Thanks, yes, I might be fudging terminology a bit.

Generally, when I talk about Prolog I mean definite programs (sets of definite clauses and Horn goals, the latter usually called "definite goals") under SLD-resolution. That's more or less what is usually meant by "pure" Prolog: definite programs, without not/1 implementing Negation-As-Failure, without the cut, and without side effects; and executed by giving an initial Horn goal as a "query". Entailment between definite clauses and satisfiability of definite programs is undecidable.

By "semi-decidable" I mean that an SLD-refutation proof will terminate if there is a branch of the proof that ends in □ and is of finite length. If such a branch does not exist, a proof will "loop" forever. That's regardless of whether the branch succeeds or fails, which is a bit of a fudge, but, in practice, there is no other way to decide the success or failure of a proof than to search all its branches.

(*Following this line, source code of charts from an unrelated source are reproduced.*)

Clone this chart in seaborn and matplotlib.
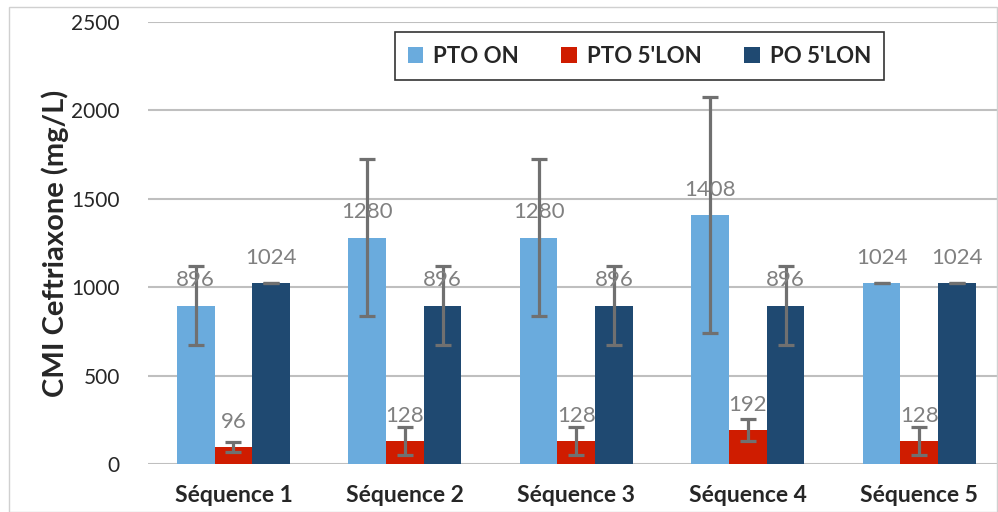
import numpy as np
import pandas as pd
import seaborn as sns
import matplotlib.pyplot as plt
from matplotlib.patches import Rectangle

sequences = ["Séquence 1", "Séquence 2", "Séquence 3", "Séquence 4", "Séquence 5"]
series = ["PTO ON", "PTO 5'LON", "PO 5'LON"]
pto_on = [896, 1280, 1280, 1408, 1024]
pto_5lon = [96, 128, 128, 192, 128]
po_5lon = [1024, 896, 896, 896, 1024]
err_pto_on = [222, 444, 444, 665, 0]
err_pto_5lon = [28, 78, 78, 60, 78]
err_po_5lon = [0, 222, 222, 222, 0]
colors = ["#6aabdd", "#cf1c00", "#1f4971"]

values = {"PTO ON": pto_on, "PTO 5'LON": pto_5lon, "PO 5'LON": po_5lon}
errors = {"PTO ON": err_pto_on, "PTO 5'LON": err_pto_5lon, "PO 5'LON": err_po_5lon}

df = pd.DataFrame([(s, name, values[name][i])
                   for name in series for i, s in enumerate(sequences)],
                  columns=["sequence", "serie", "cmi"])

sns.set_style("white")
plt.rcParams["font.family"] = ["Lato", "DejaVu Sans"]

fig = plt.figure(figsize=(9.98, 5.12), dpi=100)
ax = fig.add_axes([0.148, 0.094, 0.859, 0.863])
sns.barplot(data=df, x="sequence", y="cmi", hue="serie", hue_order=series,
            palette=colors, errorbar=None, width=0.66, saturation=1,
            linewidth=0, ax=ax)

# error bars + labels
for cont, name in zip(ax.containers, series):
    for bar, v, e in zip(cont, values[name], errors[name]):
        xc = bar.get_x() + bar.get_width() / 2
        ax.errorbar(xc, v, yerr=e, fmt="none", ecolor="#707070",
                    elinewidth=2.3, capsize=5.5, capthick=2.3, zorder=4)
        ax.annotate(str(v), (xc, v), xytext=(0, 11), textcoords="offset points",
                    ha="center", va="bottom", fontsize=16, color="#808080",
                    zorder=5)

ax.set_xlim(-0.5, 4.5)
ax.set_ylim(0, 2500)
ax.set_yticks(range(0, 2501, 500))
ax.yaxis.grid(True, color="#bfbfbf", linewidth=1.5)
ax.set_axisbelow(True)
sns.despine(ax=ax, left=True, bottom=True, right=True, top=True)
ax.tick_params(axis="y", length=6, color="#bfbfbf", width=1.5, labelsize=15,
               pad=14)
ax.tick_params(axis="x", length=0, labelsize=16.5, pad=15)
for lbl in ax.get_xticklabels():
    lbl.set_fontweight("bold")
ax.set_xlabel("")
ax.set_ylabel("CMI Ceftriaxone (mg/L)", fontsize=21, fontweight="bold",
              labelpad=2)

leg = ax.legend(ncol=3, loc="upper left", bbox_to_anchor=(0.288, 0.977),
                borderaxespad=0, frameon=True, fancybox=False,
                edgecolor="black", prop={"weight": "bold", "size": 16},
                handlelength=0.7, handleheight=0.7, handletextpad=0.45,
                columnspacing=1.9, borderpad=0.6)
leg.get_frame().set_linewidth(1.2)

fig.patches.append(Rectangle((0.009, 0.0), 0.99, 0.986, transform=fig.transFigure,
                             fill=False, edgecolor="#d0d0d0", linewidth=1))

plt.savefig("out.png", dpi=100)
plt.close("all")
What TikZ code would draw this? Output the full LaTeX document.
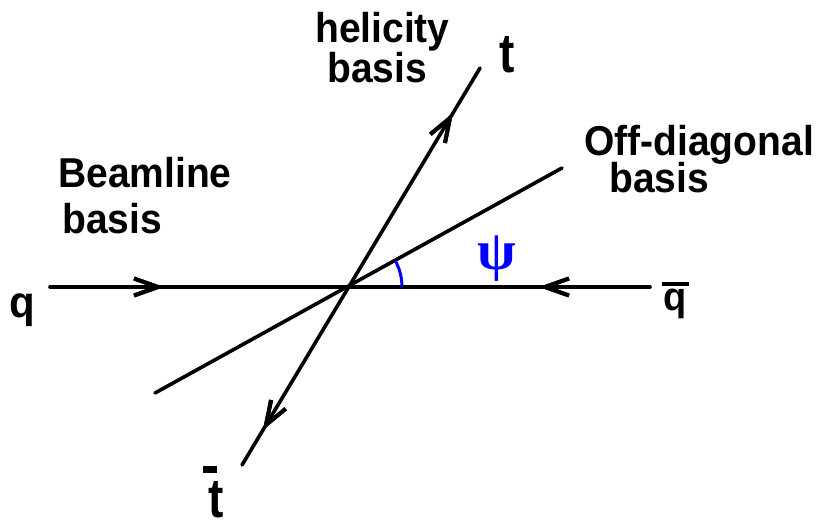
\documentclass[tikz,border=0pt]{standalone}
\usepackage{fontspec}
\setmainfont{Liberation Sans}
\newfontfamily\psifont{Liberation Serif}
\usetikzlibrary{arrows.meta,decorations.markings}
\tikzset{
  axis/.style={line width=3.6pt, line cap=round},
  lbl/.style={font=\bfseries\fontsize{39}{45}\selectfont, inner sep=0, anchor=base west},
  letter/.style={font=\bfseries\fontsize{#1}{45}\selectfont, inner sep=0, anchor=base},
  barb/.tip={Straight Barb[length=24pt,width=17pt,line width=4pt]},
  fwd/.style={postaction={decorate}, decoration={markings, mark=at position #1 with {\arrow{barb}}}},
  bwd/.style={postaction={decorate}, decoration={markings, mark=at position #1 with {\arrowreversed{barb}}}}
}
\begin{document}
\begin{tikzpicture}[x=1pt,y=-1pt]
\useasboundingbox (0,0) rectangle (817,520);
\coordinate (qL) at (50,287);
\coordinate (qR) at (650,287);
\coordinate (O) at (347,287);
\coordinate (hB) at (242,465);
\coordinate (hT) at (480,68);
\coordinate (dB) at (155,393);
\coordinate (dT) at (562,168);
\coordinate (arcS) at (402,287);

\draw[axis, fwd=0.19, bwd=0.815] (qL) -- (qR);
\draw[axis, fwd=0.887, bwd=0.088] (hB) -- (hT);
\draw[axis] (dB) -- (dT);
\draw[blue, line width=3pt] (arcS) arc[start angle=0, end angle=-28.5, radius=55];

\node[lbl] (beam1) at (58,187) {\scalebox{1}[1.07]{Beamline}};
\node[lbl] (beam2) at (62,233) {\scalebox{1}[1.07]{basis}};
\node[lbl] (hel1) at (315,42) {\scalebox{1}[1.07]{helicity}};
\node[lbl] (hel2) at (327,82) {\scalebox{1}[1.07]{basis}};
\node[lbl] (off1) at (584,155) {\scalebox{1}[1.07]{Off-diagonal}};
\node[lbl] (off2) at (609,192) {\scalebox{1}[1.07]{basis}};

\node[letter=46] (t) at (507,72) {\scalebox{1}[1.2]{t}};
\node[letter=46] (tbar) at (216,517) {\rlap{\kern-5pt\rule[44pt]{14pt}{7pt}}\scalebox{1}[1.2]{t}};
\node[letter=42] (q) at (22,317) {\scalebox{1}[1.05]{q}};
\node[letter=38] (qbar) at (675,310) {\rlap{\kern-1pt\rule[24pt]{27pt}{4.5pt}}\scalebox{1}[1.05]{q}};
\node[inner sep=0, text=blue, font=\psifont\bfseries\fontsize{56}{60}\selectfont] (psi) at (497,259) {ψ};
\end{tikzpicture}
\end{document}
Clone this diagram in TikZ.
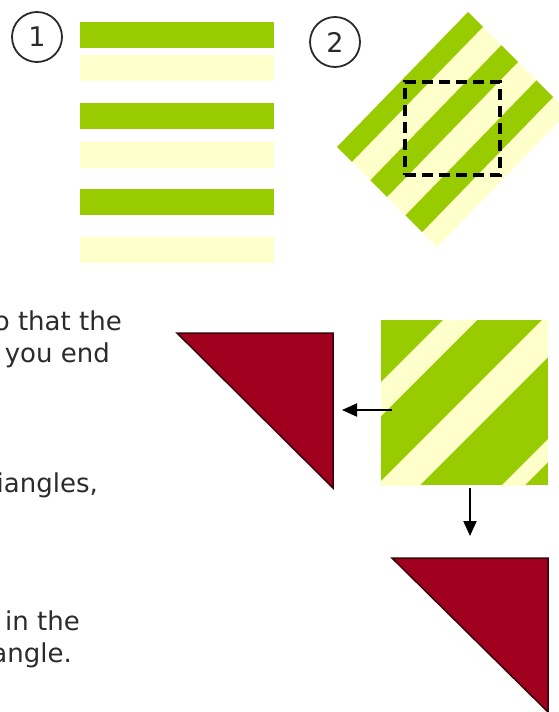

Left-recursion is one way in which Prolog, with depth-first search, generates branches of infinite length, but you can get those with right-recursion also. There are restrictions of Prolog, like SLG-resolution (similar to DFS with iterative deepening) that don't loop on left-recursions but the general case remains undecidable.

Fortunately, there seem to be at least as many finite proofs as there are infinite ones, or in any case I have never encountered a Prolog program that looped inintially and that couldn't be rewritten to terminate, at least when called in the way it was meant to be called. And that's also a bit of a fudge.